## This notebook shows examples of how to use the cyclops.processor API on MIMIC-IV.

## Get all patients from the 1st Jan 2009 to 6th Jan 2009, join with diagnoses, labs, care-unit (transfers) information and vitals data.

In [None]:
import random

import matplotlib.pyplot as plt
import pandas as pd

from cyclops.feature_handler import FeatureHandler
from cyclops.processor import featurize
from cyclops.processors.aggregate import Aggregator
from cyclops.processors.column_names import (
    ADMIT_TIMESTAMP,
    AGE,
    DIAGNOSIS_CODE,
    ENCOUNTER_ID,
    SEX,
    YEAR,
)
from cyclops.processors.impute import Imputer
from cyclops.processors.util import gather_columns
from cyclops.query import mimic

In [None]:
patients = mimic.patients(from_date="2009-01-01", to_date="2009-01-06")
patients_diagnoses = mimic.diagnoses(patients=patients)
patients_labs = mimic.events(patients=patients, category="labs")
patients_vitals = mimic.events(patients=patients, category="routine vital signs")
patients_diagnoses.run(filter_recognised=True)
patients_labs.run(filter_recognised=True)
patients_vitals.run(filter_recognised=True)
patients_transfers = mimic.care_units(patients=patients)
patients_transfers.run()

print(f"{len(patients_diagnoses.data)} rows extracted!")
print(f"{len(patients_labs.data)} rows extracted!")
print(f"{len(patients_vitals.data)} rows extracted!")
print(f"{len(patients_transfers.data)} rows extracted!")

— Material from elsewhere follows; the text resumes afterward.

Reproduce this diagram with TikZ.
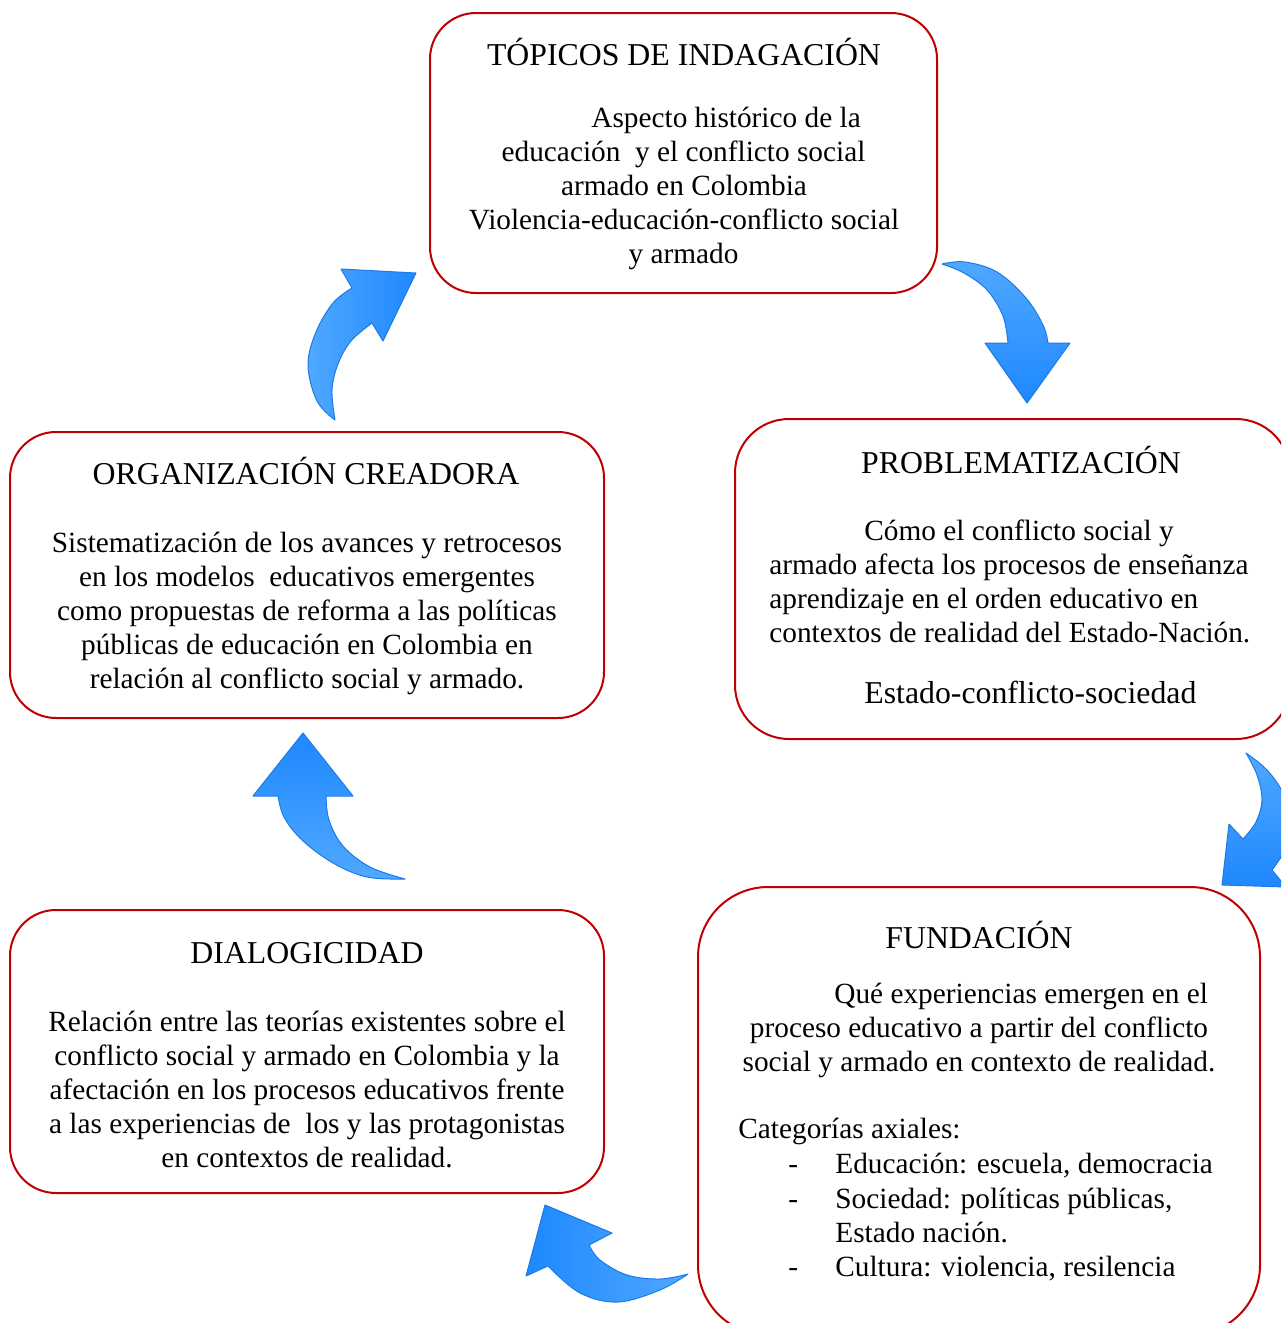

patients_diagnoses.save(".", "diagnoses")
patients_labs.save(".", "labs")
patients_vitals.save(".", "vitals")
patients_transfers.save(".", "transfers")

## Process queried data into features. (Static + Temporal).

In [None]:
diagnoses_data = pd.read_parquet("diagnoses.gzip")
vitals_data = pd.read_parquet("vitals.gzip")
labs_data = pd.read_parquet("labs.gzip")
transfers_data = pd.read_parquet("transfers.gzip")

static_diagnoses_data = gather_columns(
    diagnoses_data,
    [ENCOUNTER_ID, AGE, SEX, DIAGNOSIS_CODE, ADMIT_TIMESTAMP],
)
feature_handler = featurize(
    static_data=[static_diagnoses_data],
    temporal_data=[labs_data, vitals_data],
    aggregator=Aggregator(bucket_size=6, window=120),
    static_imputer=Imputer(
        strategy="median",
        encounter_missingness_threshold=0.25,
        feature_missingness_threshold=0.5,
    ),
    temporal_imputer=Imputer(
        strategy="median",
        encounter_missingness_threshold=0.95,
        feature_missingness_threshold=0.75,
    ),
    reference_cols=[ADMIT_TIMESTAMP],
)

## Plot example temporal features.

In [None]:
encounter_ids = list(
    set(feature_handler.features["temporal"].index.get_level_values(0))
)
encounter_id = random.choice(encounter_ids)
temporal_features = feature_handler.get_numerical_feature_names()["temporal"]
feature_handler.plot_features(encounter_id, names=temporal_features)

## Plot histogram of static features.

In [None]:
feature_handler.plot_features(aggregate_type="static", names="age")

## Create new FeatureHandler and load features from file.

In [None]:
feature_handler.save(".", "test_features")
feature_handler = FeatureHandler()
feature_handler.load(".", "test_features")